Completing the square is a powerful technique used to rearrange a quadratic equation into a perfect square trinomial. This process is often essential when dealing with equations of circles, primarily when converting them into the standard form.

In the context of a circle equation like \(x^{2} + y^{2} - 4x - 6y + 4 = 0\), the goal is to transform the quadratic components of both \(x\) and \(y\) into neat squares. For \(x^{2} - 4x\), we add and subtract the square of half the linear term coefficient: \(\left(\frac{-4}{2}\right)^2 = 4\). Hence, it becomes \((x - 2)^2 - 4\). Similarly, the \(y\) terms \(y^{2} - 6y\) transform to \((y - 3)^2 - 9\) by adding and subtracting \(\left(\frac{-6}{2}\right)^2 = 9\).

This step helps in reorganizing terms, making further transformations clearer and calculation cleaner.

Finding the \(x\)-intercepts of a circle involves determining where the circle crosses the \(x\)-axis. At these points, \(y\) is zero.

To find the \(x\)-intercepts from the standard equation \((x - 2)^2 + (y - 3)^2 = 9\), set \(y = 0\). Substituting this into the equation gives \((x - 2)^2 + 9 = 9\) which simplifies to \((x - 2)^2 = 0\). Solving this, we find that \(x = 2\).

Therefore, the \(x\)-intercept of this circle is at the point \((2, 0)\). This process shows the points of intersection effectively by isolating the \(x\) variable.

The \(y\)-intercepts of a circle are points where the circle crosses the \(y\)-axis, meaning \(x\) is zero.

Using the circle's standard form \((x - 2)^2 + (y - 3)^2 = 9\), set \(x = 0\) to find the \(y\)-intercepts. Substituting gives \(4 + (y - 3)^2 = 9\), which reduces to \((y - 3)^2 = 5\). Solving this equation, we find \(y = 3 \pm \sqrt{5}\).

This results in two \(y\)-intercepts: \((0, 3 + \sqrt{5})\) and \((0, 3 - \sqrt{5})\). Through these calculations, we examine symmetry in a circle's graph about its center, highlighting its intersection with coordinate axes.

The standard form of a circle's equation provides a clear view of its fundamental properties: its center and its radius. Often written as \((x - h)^2 + (y - k)^2 = r^2\), where \((h, k)\) is the center and \(r\) is the radius.

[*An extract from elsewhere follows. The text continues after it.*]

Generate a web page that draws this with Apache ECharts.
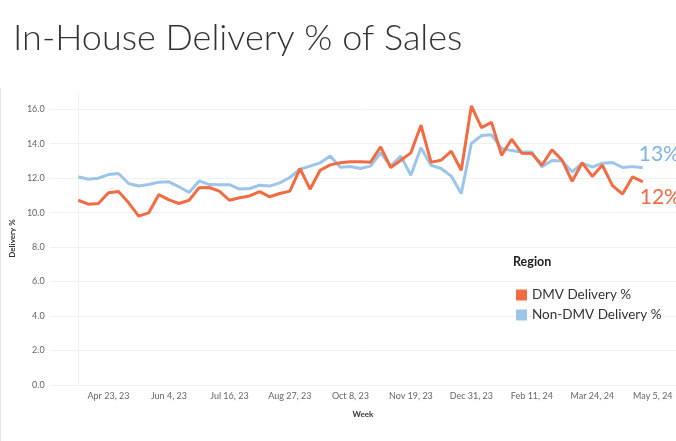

Converting \(x^2 + y^2 - 4x - 6y + 4 = 0\) into the standard form involves completing the square for both \(x\) and \(y\). Resulting in \((x - 2)^2 + (y - 3)^2 = 9\), this shows the circle's center at \((2, 3)\) and the radius is \( \sqrt{9} = 3\).

This form not only reveals the circle's location on the coordinate plane but also its size, making further geometric analysis straightforward.

In the standard circle equation \((x - h)^2 + (y - k)^2 = r^2\), the values \(h\), \(k\), and \(r\) are key to understanding the circle's positioning and scale.

The center \((h, k)\) can be directly extracted as \((2, 3)\) from the equation \((x - 2)^2 + (y - 3)^2 = 9\). The radius \(r\) is derived from the equation \(r^2 = 9\), indicating that \(r = 3\).

Knowing these, you can plot the circle accurately on a graph and analyze its geometrical relationships with other figures. This understanding is foundational in geometrical constructions and solving complex geometrical problems effectively.